"Flipping can be a very lucrative pursuit. We are not talking about flapjacks here, but real estate," says Judon Fambrough, attorney with the Real Estate Center at Texas A&M University.
Flipping refers to the practice of finding a property that is for sale - usually priced below-market - and then selling it soon after it is bought for a quick profit.
The most cost-effective way to flip property does not involve closing and taking possession of the property. Those who use flipping as a way to make money often assign or sell their sales contract to another party for cash or trade. An assignment is a transfer or grant of all the seller's rights, title and interest in property or in a contract.

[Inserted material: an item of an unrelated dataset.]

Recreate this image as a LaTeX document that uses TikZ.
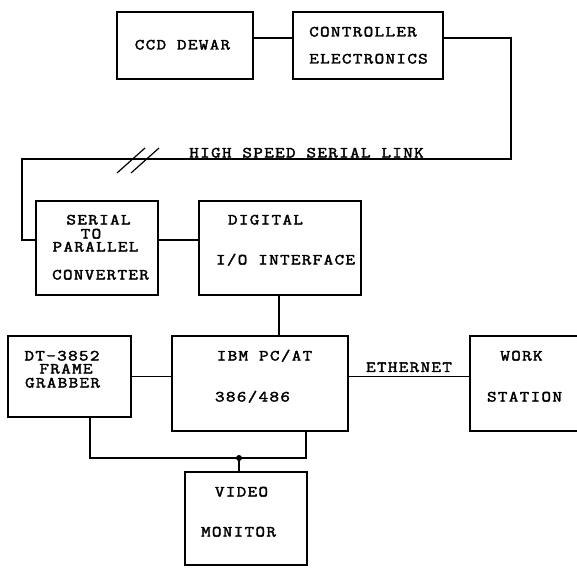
\documentclass[tikz,border=0pt]{standalone}
\usepackage{fontspec}
\setmonofont{Latin Modern Mono}[FakeStretch=1.2,LetterSpace=8.5,FakeBold=2.4]

\begin{document}
\begin{tikzpicture}[x=1pt,y=-1pt,
    box/.style={draw,line width=1.2pt,inner sep=0pt},
    wire/.style={line width=1.2pt},
    lbl/.style={font=\ttfamily\fontsize{15.5}{15.5}\selectfont,
      inner sep=0pt,text height=9pt,text depth=0pt}]
  \useasboundingbox (0,0) rectangle (577,567);
  % blocks
  \node[box,minimum width=136pt,minimum height=67pt] (dewar) at (185,45.5) {};
  \node[box,minimum width=150pt,minimum height=67pt] (ctrl) at (368,45.5) {};
  \node[box,minimum width=122pt,minimum height=94pt] (s2p) at (97,248) {};
  \node[box,minimum width=162pt,minimum height=94pt] (dio) at (280,248) {};
  \node[box,minimum width=123pt,minimum height=81pt] (grab) at (69.5,376.5) {};
  \node[box,minimum width=176pt,minimum height=95pt] (pc) at (260,383.5) {};
  \node[box,minimum width=130pt,minimum height=95pt] (ws) at (535,383.5) {};
  \node[box,minimum width=122pt,minimum height=93pt] (mon) at (246,518.5) {};
  % texts
  \node[lbl] (dewar-t) at (182.5,45) {CCD DEWAR};
  \node[lbl] (ctrl-t1) at (363,32) {CONTROLLER};
  \node[lbl] (ctrl-t2) at (368.5,59) {ELECTRONICS};
  \node[lbl] (s2p-t1) at (98.5,220) {SERIAL};
  \node[lbl] (s2p-t2) at (91,234) {TO};
  \node[lbl] (s2p-t3) at (95.5,247) {PARALLEL};
  \node[lbl] (s2p-t4) at (100.5,275) {CONVERTER};
  \node[lbl] (dio-t1) at (265.5,220) {DIGITAL};
  \node[lbl] (dio-t2) at (285.5,260) {I/O INTERFACE};
  \node[lbl] (grab-t1) at (62,356) {DT-3852};
  \node[lbl] (grab-t2) at (66,369) {FRAME};
  \node[lbl] (grab-t3) at (62.5,383) {GRABBER};
  \node[lbl] (pc-t1) at (264.5,356) {IBM PC/AT};
  \node[lbl] (pc-t2) at (252.5,397) {386/486};
  \node[lbl] (ws-t1) at (521.5,356) {WORK};
  \node[lbl] (ws-t2) at (524.5,397) {STATION};
  \node[lbl] (mon-t1) at (241.5,492) {VIDEO};
  \node[lbl] (mon-t2) at (238.5,532) {MONITOR};
  \node[lbl] (link-t) at (306.5,153) {HIGH SPEED SERIAL LINK};
  % connections
  \coordinate (hs-r) at (511,159);
  \coordinate (hs-l) at (22,159);
  \coordinate (tap) at (239,458);
  \coordinate (bus-r) at ([xshift=46pt]pc.south);
  \coordinate (bus-l) at ([xshift=20.5pt]grab.south);
  \draw[wire] ([yshift=7.5pt]dewar.east) -- ([yshift=7.5pt]ctrl.west);
  \draw[wire] ([yshift=7.5pt]ctrl.east) -| (hs-r) -- (hs-l) |- ([yshift=8pt]s2p.west);
  \draw[wire] (117,173) -- (145,148) (131,173) -- (159,148);
  \draw[wire] ([yshift=8pt]s2p.east) -- ([yshift=8pt]dio.west);
  \draw[wire] ([xshift=-1pt]dio.south) -- ([xshift=19pt]pc.north);
  \draw[wire] (grab.east) -- (grab.east -| pc.west);
  \draw[wire] (grab.east -| pc.east) -- node[lbl,above=4pt] (eth-t) {ETHERNET} (grab.east -| ws.west);
  \draw[wire] (bus-l) |- (tap) -| (bus-r);
  \draw[wire] (tap) -- (tap |- mon.north);
  \fill (tap) circle (3pt);
\end{tikzpicture}
\end{document}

Fambrough provided this illustration: Jones is well-paid executive who owns a second home on a lake. But when the firm she works for merges with another, she is suddenly without a job. Jones decides the smart thing to do is to sell her lakefront home and use the money to live on while she searches for another job. She prices the property at $200,000, which is less than market value, for a quick sale.
Brown learns that she is selling and makes an offer. He signs a sales contract agreeing to purchase the property at $200,000. Actually, Brown has no intention of fishing, boating or even living on the property. He hopes that Smith, an investor who specializes in recreational properties, will take the property off his hands.
Sure enough, Smith is very interested in the property. In exchange for assigning the sales contract to him, Smith gives Brown $20,000. Smith, not Brown, purchases the lakefront property.
"This type of flipping is smart," says Fambrough, "because the person who sells the contract pays no closing costs."
As a general rule, Texas views all contracts as assignable, just as all property is transferable. But there are a few limitations. Here are some points to be aware of.
- Contracts providing extension of credit, such as owner-financed transactions, cannot be assigned because the seller is depending on a particular buyer's creditworthiness. Likewise, contracts that depend on character, skill and confidence cannot be assigned.
- Any contract may be made assignable by its terms. An owner-financed sales contract, which is otherwise nonassignable, can be assigned if the language in the agreement so states.
- Contracts can be made nonassignable by their terms too. Language in a contract that forbids assignments is strictly enforced. An attempt to assign the contract renders the assignment void, the underlying contract terminates and the person attempting the assignment forfeits all rights in the contract.
- Financing options may be limited. The Department of Housing and Urban Development issued a ruling limiting, to some degree, the financing of flipped property. If the seller of a single-family residence purchased the house within the past 90 days, the buyer is usually ineligible for Federal Housing Administration (FHA) financing.